There is no shortage of examples of corporations letting profits override safety and basic consumer protections. The marketing arms of the companies continue to run over sound safety engineering judgment. You can list corporation after corporation that have committed massive wrongs and tried their best to get away with it. Large corporations like BP, Toyota and Massey Energy put lives at risk, expecting no real consequences. They attempt to evade accountability for their actions. Yet once the scandals of these corporations fade away, it will be telling to see whether some lawmakers continue with their fixation on “tort reform” — or hand out immunity to the very same corporations responsible for injuring and killing consumers in the first place.
The barons of Corporate America, and their hired guns at the U.S. Chamber of Commerce, have dedicated millions of dollars to demonize trial lawyers. Yet each corporate scandal and dangerous product show that when the first lines of defense fail to protect the safety of consumers, that leaves only the civil justice system to hold corporate wrongdoers accountable and restore justice. At the end of the day, it is trial lawyers — not the big corporations that put profits ahead of safety — who speak for ordinary citizens and seek justice for victims of corporate wrongdoing and abuse.

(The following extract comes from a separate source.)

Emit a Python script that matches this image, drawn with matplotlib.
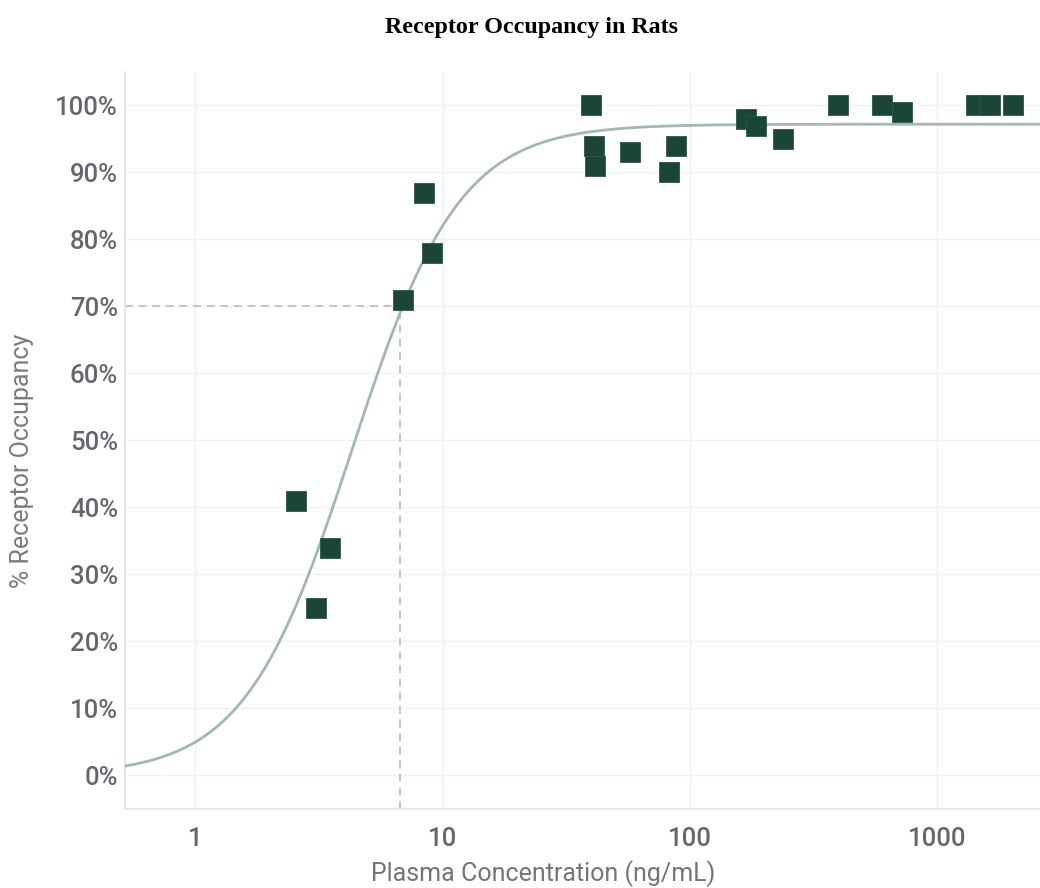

Meanwhile, the tort system is now, and always has been, a vehicle for effecting change, enhancing safety, and holding wrongdoers accountable. The next time cries of “tort reform” ring out from the usual suspects, remind those hired-guns about BP, Toyota, Wall Street, Enron, Massey Energy and the legions of corporate wrongdoers. Americans should think twice before they let Congress and state legislative bodies continue to shield corporate profits at the expense of their own safety and well-being.